Why This Is a Puppet Motion
A CEC petition to invalidate an opposition coalition's registration cannot, politically, be filed by the ruling Civil Contract party. Such a filing would be immediately read internationally as the executive branch directly suppressing the largest opposition force, and would generate the kind of OSCE/ODIHR institutional response that would damage Armenia's standing in the European-accession framework the Pashinyan government is publicly pursuing. Civil Contract therefore cannot be the formal complainant.
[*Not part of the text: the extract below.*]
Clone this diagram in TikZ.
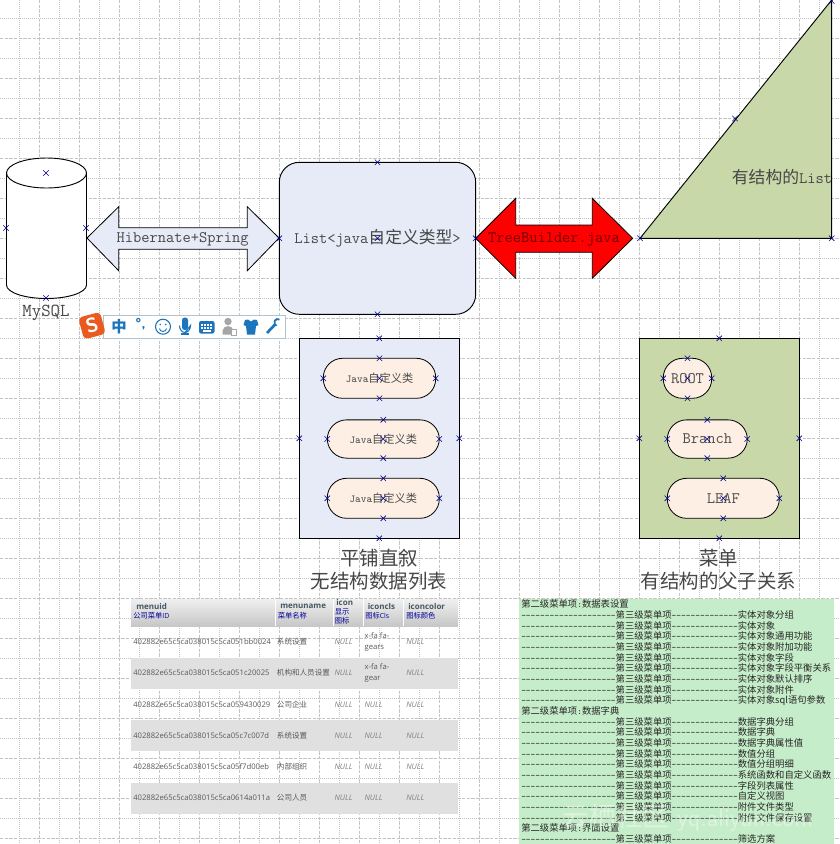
\documentclass[tikz,border=0pt]{standalone}
\usepackage{fontspec}
\usetikzlibrary{shapes.misc}
\newfontfamily\cjk[Scale=1.05]{Noto Sans CJK SC}
\newfontfamily\tblfont{Open Sans}
\definecolor{paleblue}{HTML}{E6EBF7}
\definecolor{palegreen}{HTML}{C8D8A8}
\definecolor{peach}{HTML}{FDEFE4}
\definecolor{mint}{HTML}{C6EDC9}
\definecolor{rowgray}{HTML}{E0E0E0}
\definecolor{imeblue}{HTML}{1B75BC}
\definecolor{imeorange}{HTML}{EA5A1E}
\definecolor{imeedge}{HTML}{B5C2CF}
\definecolor{gridgray}{HTML}{C4C4C4}
\newcommand\zh[1]{{\cjk #1}}
\newcommand\dashlong{--------------------}
\newcommand\dashshort{--------------}
\tikzset{
	cpt/.style = {cross out, draw = blue!55!black, line width = 0.45pt, inner sep = 0pt, minimum size = 3.6pt},
	griddash/.style = {gridgray, line width = 0.7pt, dash pattern = on 2.6pt off 0.9pt},
	griddot/.style = {gridgray, line width = 0.7pt, dash pattern = on 0.75pt off 0.75pt},
	sized/.style 2 args = {minimum width = #1*0.75pt, minimum height = #2*0.75pt, inner sep = 0pt, outer sep = 0pt},
	panel/.style 2 args = {draw, line width = 0.7pt, sized = {#1}{#2}},
	pill/.style 2 args = {draw, line width = 0.6pt, fill = peach, rounded corners = 14.5pt, sized = {#1}{#2}, text = black!70},
	label/.style = {inner sep = 0pt, text = black!72, font = \fontsize{12}{14}\ttfamily},
	caption/.style = {inner sep = 0pt, text = black!72, font = \fontsize{13.9}{17}\ttfamily},
	hcell/.style = {anchor = west, inner sep = 0pt, text = blue!60!black, font = \fontsize{5.2}{6}\tblfont},
	hname/.style = {anchor = west, inner sep = 0pt, text = cyan!30!black, font = \fontsize{6}{7}\tblfont\bfseries},
	cell/.style = {anchor = west, inner sep = 0pt, align = left, text = black!65, font = \fontsize{5.75}{8.4}\tblfont},
	nullcell/.style = {anchor = west, inner sep = 0pt, text = black!50, font = \fontsize{5.75}{7}\tblfont\itshape},
	menurow/.style = {anchor = west, inner sep = 0pt, text = black!85, font = \fontsize{6.67}{8}\ttfamily},
	imeicon/.style = {inner sep = 0pt, text = imeblue}
}
\begin{document}
\begin{tikzpicture}[x = 0.75pt, y = -0.75pt]
	\path [use as bounding box, clip] (0,0) rectangle (840,844);
	\fill [white] (0,0) rectangle (840,844);

	\foreach \x in {39.5,79.5,...,839}{
			\draw [griddash](\x,0)--(\x,844);
		}
	\foreach \x in {19.5,59.5,...,839}{
			\draw [griddot](\x,0)--(\x,844);
		}
	\foreach \y in {38,78,...,844}{
			\draw [griddash](0,\y)--(840,\y);
		}
	\foreach \y in {18,58,...,844}{
			\draw [griddot](0,\y)--(840,\y);
		}

	\draw [fill = white, line width = 0.7pt] (6.5,173)--(6.5,285) arc [start angle = 180, end angle = 0, x radius = 40, y radius = 13.5]--(86.5,173);
	\draw [fill = white, line width = 0.7pt] (46.5,173) ellipse [x radius = 40, y radius = 15];
	\node [label, font = \fontsize{13.7}{16}\ttfamily] (mysql) at (46,313) {MySQL};

	\draw [fill = paleblue, line width = 0.6pt] (87,238)--(118.7,206.7)--(118.7,227.7)--(247.3,227.7)--(247.3,206.7)--(279,238)--(247.3,270.7)--(247.3,249.3)--(118.7,249.3)--(118.7,270.7)--cycle;
	\node [label] (orm) at (182.6,239.5) {Hibernate+Spring};

	\draw [fill = red, line width = 0.6pt] (475.7,238.3)--(515.7,198.3)--(515.7,225)--(592.3,225)--(592.3,198.3)--(632.7,238.3)--(592.3,278.3)--(592.3,252.3)--(515.7,252.3)--(515.7,278.3)--cycle;
	\node [label, text = red!45!black] (builder) at (554,239) {TreeBuilder.java};

	\node [panel = {196.4}{152}, fill = paleblue, rounded corners = 15pt, text = black!72, font = \fontsize{12}{14}\ttfamily] (flatlist) at (377.5,238.3) {List<java\zh{自定义类型}>};

	\draw [fill = palegreen, line width = 0.7pt] (640,238.3)--(831.7,238.3)--(831.7,0)--cycle;
	\node [label] (treelist) at (782,177) {\zh{有结构的}List};

	\node [panel = {160}{200}, fill = paleblue] (flatbox) at (379.3,438.3) {};
	\node [panel = {160}{200}, fill = palegreen] (treebox) at (719.3,438.3) {};

	\node [pill = {112.4}{40}, font = \fontsize{8}{10}\ttfamily] (javaa) at (379.5,378.3) {Java\zh{自定义类}};
	\node [pill = {112}{38.3}, font = \fontsize{8}{10}\ttfamily] (javab) at (383.3,439) {Java\zh{自定义类}};
	\node [pill = {112}{40}, font = \fontsize{8}{10}\ttfamily] (javac) at (383.3,498.3) {Java\zh{自定义类}};
	\node [pill = {48.4}{40}, font = \fontsize{12}{14}\ttfamily] (root) at (687.5,378.3) {ROOT};
	\node [pill = {80}{38.3}, font = \fontsize{12}{14}\ttfamily] (branch) at (707.3,439) {Branch};
	\node [pill = {112}{40}, font = \fontsize{12}{14}\ttfamily] (leaf) at (723.3,498.3) {LEAF};

	\foreach \n in {javaa,javab,javac,root,branch,leaf,flatlist}{
			\foreach \a in {north,south,east,west,center}{
					\node [cpt] (\n-\a) at (\n.\a) {};
				}
		}
	\foreach \n in {flatbox,treebox}{
			\foreach \a in {north,south,east,west}{
					\node [cpt] (\n-\a) at (\n.\a) {};
				}
		}
	\foreach \n/\x/\y in {cyla/46/173,cylb/46/298,cylc/6/228,cyld/86/228,tria/640/238.3,trib/831.7/238.3,tric/735/118.5,trid/831.7/1}{
			\node [cpt] (\n) at (\x,\y) {};
		}

	\node [caption] (flatcapa) at (379,558) {\zh{平铺直叙}};
	\node [caption] (flatcapb) at (379,581.5) {\zh{无结构数据列表}};
	\node [caption] (treecapa) at (718.5,558) {\zh{菜单}};
	\node [caption] (treecapb) at (718.5,581.5) {\zh{有结构的父子关系}};

	% input method bar
	\draw [fill = white, draw = imeedge, line width = 0.6pt] (103,315.7) rectangle (285,338.3);
	\node [rotate = 15, fill = imeorange, rounded corners = 3pt, sized = {22.5}{22.5}, text = white, font = \fontsize{15}{15}\sffamily\bfseries] (imelogo) at (92,325.7) {S};
	\node [imeicon, font = \fontsize{11}{12}\cjk\bfseries] (imelang) at (119,326.7) {中};
	\node [imeicon, font = \fontsize{11}{12}\sffamily\bfseries] (imepunct) at (140.7,324) {°,};
	\draw [imeblue, line width = 0.8pt, fill = white] (163,326.7) circle (7.5);
	\fill [imeblue] (160.3,324.5) circle (0.9) (165.7,324.5) circle (0.9);
	\draw [imeblue, line width = 0.7pt] (159.5,328.5) arc [start angle = 180, end angle = 0, x radius = 3.5, y radius = 3];
	\fill [imeblue, rounded corners = 2pt] (182,317.5) rectangle (188,330);
	\draw [imeblue, line width = 0.8pt] (179.5,325.5) arc [start angle = 180, end angle = 0, x radius = 5.5, y radius = 7]--(185,332.5);
	\fill [imeblue] (181,333) rectangle (189,335);
	\fill [imeblue, rounded corners = 1.5pt] (199,321) rectangle (214.5,333.5);
	\foreach \x in {201,204,...,211}{
			\fill [white] (\x,323.5) rectangle ++(2,2);
			\fill [white] (\x,326.5) rectangle ++(2,2);
		}
	\fill [white] (203,330) rectangle (211,331.5);
	\fill [black!35] (228,321.5) circle (3.7);
	\fill [black!35] (222.5,334.5)--(222.5,331) arc [start angle = 180, end angle = 360, x radius = 5.5, y radius = 5]--(233.5,334.5)--cycle;
	\draw [black!35, fill = white, line width = 0.5pt] (231,329.5) rectangle (236.5,335);
	\fill [imeblue] (248,319.5)--(245,320)--(243.5,325)--(246,326)--(247,334.5)--(255,334.5)--(256,326)--(258.5,325)--(257,320)--(254,319.5)--(251,321.5)--cycle;
	\draw [imeblue, line width = 2pt] (267,333)--(275.5,324);
	\draw [imeblue, line width = 1.4pt] (279.5,319.5) arc [start angle = -60, end angle = -250, radius = 3.5];

	% flat table
	\shade [top color = black!6, bottom color = black!22] (131,599) rectangle (458,626);
	\foreach \y in {657.7,720,782.7}{
			\fill [rowgray] (131,\y) rectangle ++(327,31);
		}
	\foreach \x in {275,333.3,363.3,403.3}{
			\draw [white, line width = 0.5pt](\x,599)--(\x,626);
		}
	\node [hname] (hid) at (136,606.5) {menuid};
	\node [hcell] (hidcn) at (133,615.8) {\zh{公司菜单}ID};
	\node [hname] (hname) at (280,606.5) {menuname};
	\node [hcell] (hnamecn) at (277.5,615.8) {\zh{菜单名称}};
	\node [hname] (hicon) at (336,602) {icon};
	\node [hcell] (hicona) at (334.5,611.5) {\zh{显示}};
	\node [hcell] (hiconb) at (334.5,621) {\zh{图标}};
	\node [hname] (hcls) at (367.5,606.5) {iconcls};
	\node [hcell] (hclscn) at (365,615.8) {\zh{图标}Cls};
	\node [hname] (hcolor) at (408,606.5) {iconcolor};
	\node [hcell] (hcolorcn) at (406,615.8) {\zh{图标颜色}};
	\foreach \r/\y/\u/\m in {a/642/051bb0024/系统设置,b/673/051c20025/机构和人员设置,c/704.5/059430029/公司企业,d/735.5/05c7c007d/系统设置,e/767/05f7d00eb/内部组织,f/798/0614a011a/公司人员}{
			\node [cell] (uid\r) at (133,\y) {402882e65c5ca038015c5ca\u};
			\node [cell] (mname\r) at (276.7,\y) {\fontsize{5.4}{7}\selectfont\zh{\m}};
			\node [nullcell] (nicon\r) at (334.3,\y) {NULL};
			\node [nullcell] (ncolor\r) at (406,\y) {NULL};
		}
	\node [cell] (clsa) at (364.3,642) {x-fa fa-\\gears};
	\node [cell] (clsb) at (364.3,673) {x-fa fa-\\gear};
	\foreach \r/\y in {c/704.5,d/735.5,e/767,f/798}{
			\node [nullcell] (ncls\r) at (364.3,\y) {NULL};
		}

	% menu listing
	\fill [mint] (519,599) rectangle (834,844);
	\foreach \r/\t in {0/数据表设置,10/数据字典,21/界面设置}{
			\node [menurow] (sec\r) at (521,{604.3+10.67*\r}) {\zh{第二级菜单项}:\zh{\t}};
		}
	\foreach \r/\t in {1/实体对象分组,2/实体对象,3/实体对象通用功能,4/实体对象附加功能,5/实体对象字段,6/实体对象字段平衡关系,7/实体对象默认排序,8/实体对象附件,9/实体对象sql语句参数,11/数据字典分组,12/数据字典,13/数据字典属性值,14/数值分组,15/数值分组明细,16/系统函数和自定义函数,17/字段列表属性,18/自定义视图,19/附件文件类型,20/附件文件保存设置,22/筛选方案}{
			\node [menurow] (item\r) at (521,{604.3+10.67*\r}) {\dashlong\zh{第三级菜单项}\dashshort\zh{\t}};
		}
	\node [inner sep = 0pt, text = white, opacity = 0.4, font = \fontsize{19}{22}\sffamily] (wmark) at (688,818) {\zh{云栖社区} yq.aliyun.com};
\end{tikzpicture}
\end{document}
But the CEC, structurally, requires a complainant to act. The procedural vehicle for the CEC to deregister Strong Armenia is a third-party petition. The Republic party -- a one-percent opposition force with no realistic prospect of clearing the parliamentary threshold and no electoral interest in Strong Armenia's continued participation in the field -- is the available third party. Its complaint provides the CEC with the procedural cover to consider the matter. The complaint's actual content can be drafted to align with Civil Contract's preferred framing because the Republic party's candidate has agreed to file what is, in substance, the government's motion.
The Two-Track Structure
OWL's coverage of the closing-week sweep has documented a two-track action against Strong Armenia. Track A: criminal cases against Strong Armenia members, brought directly by the Investigative Committee -- the Ajapnyak vote-buying arrests, the Sahakyan two-month remand, the "several dozen" criminal cases referenced in Azatutyun reporting, the Alexanyan money-laundering charge that became the predicate for the Armat Media raid. Track B: the CEC procedural pathway, in which the Republic petition provides the formal complaint that the CEC can act on.
The two tracks are designed to feed each other. Track A builds the evidentiary record ("several dozen criminal cases against Strong Armenia members for vote-buying and materially inducing"). Track B uses that record as the substantive grounds for the CEC to act on ("the bloc is operating in violation of electoral integrity"). The political effect is a CEC deregistration that can be justified by reference to ongoing criminal proceedings -- without Civil Contract having to be the named complainant on either track.
Why Arakelyan, Why the Republic Party
The Republic party is led by Aram Sargsyan, an opposition figure with his own political agenda but with no realistic prospect of forming a government. OWL's 29 May coverage examined the Republic party's economic platform (the "5x budget + Armenian Amazon" pledges) and found the substantive policy claims to be implausible on standard arithmetic. The party's closing-week role appears to be different: providing the formal complainant identity for the CEC procedural track against the larger opposition bloc.
OWL takes no position on whether Aram Sargsyan personally directed Arakelyan to file the petition, or whether Arakelyan filed it on his own initiative. The substantive content of the petition -- its word-for-word alignment with NSS and Civil Contract closing-week messaging -- is the documentable fact. The voter's decision is informed by the procedural reality that the formal complaint against Strong Armenia's continued participation in the election was filed by a one-percent opposition party using the ruling party's talking points.